The suite was cannily put together to stir up an audience, with the hyperpercussive “Danza de los guerreros” placed last for maximum effect. The entire suite is well worth hearing and it would be a service as well as a delight for the CSO and Prieto to record it complete.  Certainly one would never hear a better performance of this gorgeous music.

La noche de los mayas, a suite from Silvestre Revueltas’s soundtrack for an underrated 1939 Mexican film, is another masterwork from another medium. Again the suite is cleverly constructed with a huge, almost independent, percussion showcase (featuring an array of  modern replicas of pre-Hispanic instruments  from the conductor’s own collection) dominating the finale.

Here too, a complete recording of all the music as actually written by Revueltas for the film would be a major contribution. This is the pinnacle of Revueltas’ compositional art and the piece was performed at the highest level under the idiomatic and controlled hand of Miguel Prieto, a conductor who achieved massive sonorities with a minimum of flashiness.

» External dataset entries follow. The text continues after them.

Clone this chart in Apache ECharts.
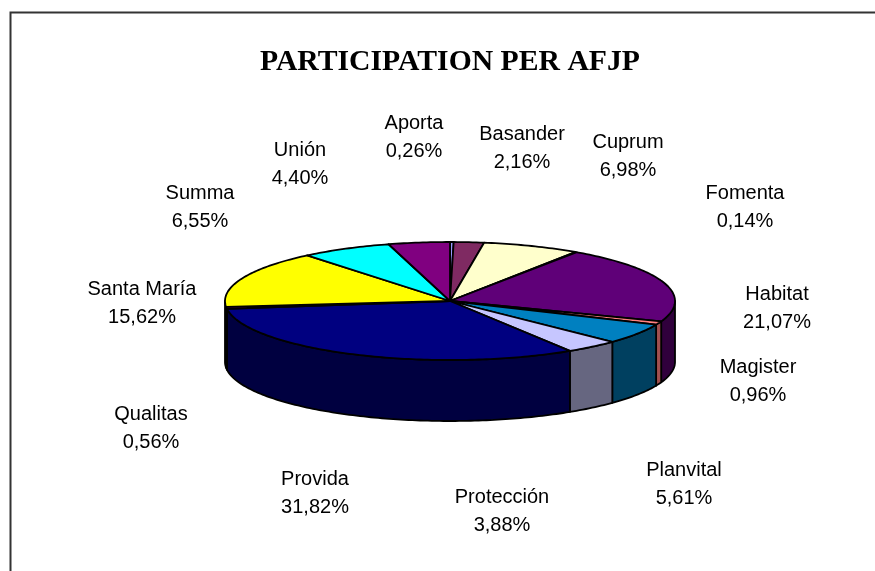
<!DOCTYPE html>
<html><head><meta charset="utf-8">
<style>html,body{margin:0;padding:0;background:#fff}#c{width:875px;height:571px}</style>
<script src="https://cdn.jsdelivr.net/npm/echarts@6/dist/echarts.min.js"></script>
</head><body><div id="c"></div>
<script>
const titleText = 'PARTICIPATION PER AFJP';
const names = ['Aporta','Basander','Cuprum','Fomenta','Habitat','Magister','Planvital','Protección','Provida','Qualitas','Santa María','Summa','Unión'];
const shares = [0.26,2.16,6.98,0.14,21.07,0.96,5.61,3.88,31.82,0.56,15.62,6.55,4.40];
const topColors = ['#9999FF','#7F2A62','#FFFFCC','#CCFFFF','#5F0078','#FF8080','#0080C0','#C6C6FF','#000080','#FF00FF','#FFFF00','#00FFFF','#800080'];
const sideColors = ['#4C4C80','#401531','#808066','#668080','#30003C','#A05050','#004060','#666680','#000040','#800080','#808000','#008080','#400040'];
// label centre positions (first line), one per category
const labelX = [414,522,628,745,777,758,684,502,315,151,142,200,300];
const labelY = [123,134,142,193,294,367,470,497,479,414,289,193,150];

const cx = 450, cy = 301, rx = 225, ry = 59, depth = 61;
const total = shares.reduce((a,b)=>a+b,0);
const cum = []; shares.reduce((a,b,i)=>(cum[i]=a,a+b),0);
const pt = (deg, dy=0) => { const t = deg*Math.PI/180; return [cx+rx*Math.sin(t), cy-ry*Math.cos(t)+dy]; };
function arc(a, b, dy=0){ const n = Math.max(2, Math.ceil(Math.abs(b-a))); const out=[]; for(let i=0;i<=n;i++) out.push(pt(a+(b-a)*i/n, dy)); return out; }
const range = i => [cum[i]/total*360, (cum[i]+shares[i])/total*360];
const dataset = names.map((n,i)=>[i, shares[i]]);
const lineStyle = {stroke:'#000', lineWidth:1.8, lineJoin:'round'};

const chart = echarts.init(document.getElementById('c'), null, {renderer:'canvas'});
chart.setOption({
  animation:false,
  backgroundColor:'#fff',
  title:{text:titleText,left:255,top:42,
    textStyle:{fontFamily:'Liberation Serif',fontWeight:'bold',fontSize:29.7,color:'#000'}},
  graphic:[{type:'polyline',silent:true,shape:{points:[[10.5,571],[10.5,12.5],[875,12.5]]},style:{stroke:'#333',lineWidth:2,fill:null}}],
  xAxis:{show:false},yAxis:{show:false},
  series:[
    {type:'custom',coordinateSystem:'none',silent:true,z:2,data:dataset,
     renderItem:(p,api)=>{
       const i=api.value(0); let [a,b]=range(i);
       a=Math.max(a,90); b=Math.min(b,270);
       if(b<=a) return {type:'group',children:[]};
       const pts=arc(a,b,0).concat(arc(b,a,depth));
       return {type:'polygon',shape:{points:pts},style:{fill:sideColors[i],...lineStyle}};
     }},
    {type:'custom',coordinateSystem:'none',silent:true,z:3,data:dataset,
     renderItem:(p,api)=>{
       const i=api.value(0); const [a,b]=range(i);
       const pts=[[cx,cy]].concat(arc(a,b));
       return {type:'polygon',shape:{points:pts},style:{fill:topColors[i],...lineStyle}};
     }},
    {type:'custom',coordinateSystem:'none',silent:true,z:4,data:dataset,
     renderItem:(p,api)=>{
       const i=api.value(0);
       const pct=api.value(1).toFixed(2).replace('.',',')+'%';
       return {type:'group',children:[names[i],pct].map((t,k)=>({type:'text',
         style:{text:t,x:labelX[i],y:labelY[i]+k*28,align:'center',verticalAlign:'middle',
         font:'20px "Liberation Sans"',fill:'#000'}}))};
     }}
  ]
});
</script></body></html>
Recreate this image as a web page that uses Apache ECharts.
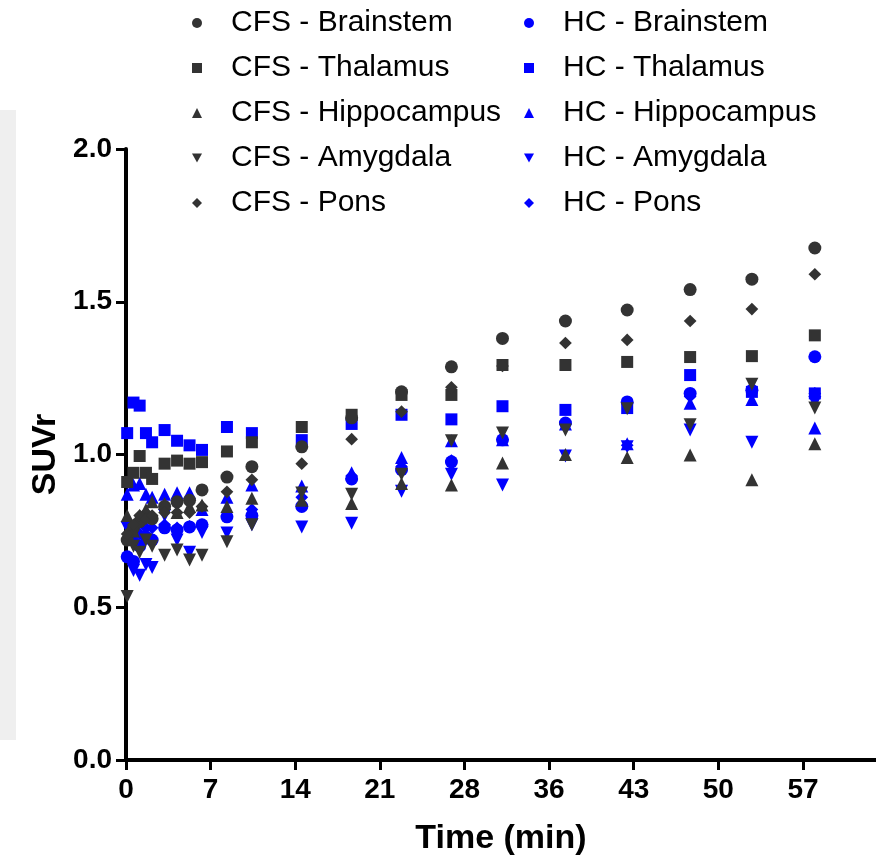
<!DOCTYPE html>
<html>
<head>
<meta charset="utf-8">
<script src="https://cdn.jsdelivr.net/npm/echarts@6/dist/echarts.min.js"></script>
<style>
  html, body { margin: 0; padding: 0; background: #fff; }
  #chart { width: 876px; height: 863px; }
</style>
</head>
<body>
<div id="chart"></div>
<script>
// time points (min)
var times = [0.1, 0.63, 1.15, 1.68, 2.2, 3.25, 4.3, 5.35, 6.4, 8.5, 10.6, 14.8, 19.0, 23.2, 27.4, 31.7, 37.0, 42.2, 47.5, 52.7, 58.0];

// CFS
var cfsBrainstem   = [0.72, 0.76, 0.78, 0.80, 0.79, 0.83, 0.845, 0.85, 0.884, 0.926, 0.96, 1.025, 1.12, 1.205, 1.287, 1.38, 1.437, 1.473, 1.54, 1.574, 1.676];
var cfsThalamus    = [0.91, 0.94, 0.995, 0.94, 0.92, 0.97, 0.98, 0.97, 0.975, 1.01, 1.04, 1.09, 1.13, 1.195, 1.195, 1.293, 1.293, 1.303, 1.319, 1.322, 1.39];
var cfsHippocampus = [0.80, 0.75, 0.80, 0.82, 0.845, 0.84, 0.81, 0.83, 0.835, 0.83, 0.857, 0.85, 0.84, 0.905, 0.90, 0.972, 1.0, 0.99, 0.998, 0.917, 1.035];
var cfsAmygdala    = [0.535, 0.70, 0.68, 0.72, 0.70, 0.67, 0.687, 0.655, 0.67, 0.714, 0.77, 0.874, 0.87, 0.935, 1.045, 1.07, 1.08, 1.15, 1.097, 1.23, 1.152];
var cfsPons        = [0.74, 0.77, 0.80, 0.79, 0.80, 0.81, 0.81, 0.81, 0.83, 0.878, 0.917, 0.97, 1.05, 1.14, 1.22, 1.29, 1.365, 1.375, 1.437, 1.476, 1.59];

// HC
var hcBrainstem    = [0.665, 0.65, 0.70, 0.73, 0.72, 0.76, 0.753, 0.763, 0.77, 0.796, 0.80, 0.83, 0.92, 0.95, 0.976, 1.048, 1.103, 1.172, 1.20, 1.21, 1.32];
var hcThalamus     = [1.07, 1.17, 1.16, 1.07, 1.04, 1.08, 1.045, 1.03, 1.015, 1.09, 1.07, 1.047, 1.10, 1.13, 1.115, 1.158, 1.146, 1.152, 1.26, 1.205, 1.20];
var hcHippocampus  = [0.87, 0.90, 0.905, 0.87, 0.86, 0.87, 0.875, 0.875, 0.82, 0.86, 0.90, 0.897, 0.94, 0.99, 1.045, 1.048, 1.10, 1.035, 1.168, 1.18, 1.087];
var hcAmygdala     = [0.76, 0.62, 0.605, 0.64, 0.63, 0.80, 0.72, 0.68, 0.745, 0.743, 0.77, 0.763, 0.775, 0.88, 0.935, 0.90, 0.995, 1.025, 1.08, 1.04, 1.17];
var hcPons         = [0.78, 0.72, 0.74, 0.76, 0.76, 0.77, 0.76, 0.765, 0.77, 0.80, 0.82, 0.86, 0.93, 0.96, 0.98, 1.05, 1.10, 1.03, 1.19, 1.21, 1.20];

var xTickValues = [0, 7.125, 14.25, 21.375, 28.5, 35.625, 42.75, 49.875, 57];
var xTickLabels = ['0', '7', '14', '21', '28', '36', '43', '50', '57'];

var regions = ['Brainstem', 'Thalamus', 'Hippocampus', 'Amygdala', 'Pons'];
var symbols = ['circle', 'rect', 'triangle', 'triangle', 'rect'];
var rotates = [0, 0, 0, 180, 45];
var sizes   = [13, 12, 13, 13, 9];
// legend icons (rotation is not taken over by the legend)
var legendIcons = ['circle', 'rect', 'triangle', 'path://M0,0L10,0L5,9Z', 'path://M5,0L10,5L5,10L0,5Z'];
var cfsData = [cfsBrainstem, cfsThalamus, cfsHippocampus, cfsAmygdala, cfsPons];
var hcData  = [hcBrainstem, hcThalamus, hcHippocampus, hcAmygdala, hcPons];

var FONT = "'Liberation Sans', Arial, sans-serif";
var DARK = '#333333';
var BLUE = '#0000ff';

function pairs(vals){
    var out = [];
    for (var i = 0; i < times.length; i++) out.push([times[i], vals[i]]);
    return out;
}

var series = [];
var cfsLegend = [], hcLegend = [];
for (var i = 0; i < regions.length; i++){
    var hn = 'HC - ' + regions[i];
    hcLegend.push({name: hn, icon: legendIcons[i]});
    series.push({
        name: hn, type: 'scatter', z: 2,
        symbol: symbols[i], symbolRotate: rotates[i], symbolSize: sizes[i],
        itemStyle: {color: BLUE, opacity: 1},
        data: pairs(hcData[i])
    });
}
for (var i = 0; i < regions.length; i++){
    var cn = 'CFS - ' + regions[i];
    cfsLegend.push({name: cn, icon: legendIcons[i]});
    series.push({
        name: cn, type: 'scatter', z: 3,
        symbol: symbols[i], symbolRotate: rotates[i], symbolSize: sizes[i],
        itemStyle: {color: DARK, opacity: 1},
        data: pairs(cfsData[i])
    });
}

var legendText = {fontFamily: FONT, fontSize: 30, color: '#000', lineHeight: 30, padding: [0, 0, 0, 24]};

var chart = echarts.init(document.getElementById('chart'), null, {renderer: 'canvas'});
chart.setOption({
    animation: false,
    backgroundColor: '#fff',
    graphic: [{
        type: 'rect', z: -10,
        shape: {x: 0, y: 110, width: 16, height: 630},
        style: {fill: '#efefef'}
    }],
    legend: [{
        data: cfsLegend, orient: 'vertical', left: 187, top: 3,
        itemGap: 15, itemWidth: 10, itemHeight: 10,
        selectedMode: false, textStyle: legendText
    }, {
        data: hcLegend, orient: 'vertical', left: 519, top: 3,
        itemGap: 15, itemWidth: 10, itemHeight: 10,
        selectedMode: false, textStyle: legendText
    }],
    grid: {left: 126, right: 0, top: 149, bottom: 103},
    xAxis: {
        type: 'value', min: 0, max: 63.15,
        name: 'Time (min)', nameLocation: 'middle', nameGap: 62,
        nameTextStyle: {fontFamily: FONT, fontSize: 34, fontWeight: 'bold', color: '#000'},
        axisLine: {lineStyle: {color: '#000', width: 4}},
        axisTick: {show: true, length: 10, lineStyle: {color: '#000', width: 3}, customValues: xTickValues},
        axisLabel: {
            fontFamily: FONT, fontSize: 28, fontWeight: 'bold', color: '#000', margin: 16,
            customValues: xTickValues,
            formatter: function(v){ return xTickLabels[Math.round(v / 7.125)]; }
        },
        splitLine: {show: false}
    },
    yAxis: {
        type: 'value', min: 0, max: 2, interval: 0.5,
        name: 'SUVr', nameLocation: 'middle', nameGap: 60,
        nameTextStyle: {fontFamily: FONT, fontSize: 34, fontWeight: 'bold', color: '#000'},
        axisLine: {show: true, lineStyle: {color: '#000', width: 4}},
        axisTick: {show: true, length: 10, lineStyle: {color: '#000', width: 3}},
        axisLabel: {
            fontFamily: FONT, fontSize: 28, fontWeight: 'bold', color: '#000', margin: 14,
            formatter: function(v){ return v.toFixed(1); }
        },
        splitLine: {show: false}
    },
    series: series
});
</script>
</body>
</html>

A rare subscription program encore was offered to appease the wildly enthusiastic audience with a section from Ferde Grofe’s Grand Canyon suite, which never sounded grander than in this context, a romantic showstopper in its own right, lushly performed by the chameleonic CSO.

The program will be repeated 8 p.m. Saturday and 7:30 p.m. Tuesday. cso.org; 312-204-3000.

Posted in Performances


One Response to “Prieto, CSO deliver vital and energetic performances of Latin works”

  1. Posted May 24, 2013 at 6:00 pm by mbh

    do see this concert, if you can. wonderful cso virtuosity on all levels. prieto and thibaudet were full of verve, energy and sheer fun. the audience, though sadly sparse, was taken out of its usual comfort zone and reacted enthusiastically as if three times as many people were in the house. the grofe encore was lush and exuberant. one of the best concerts i’ve seen all season!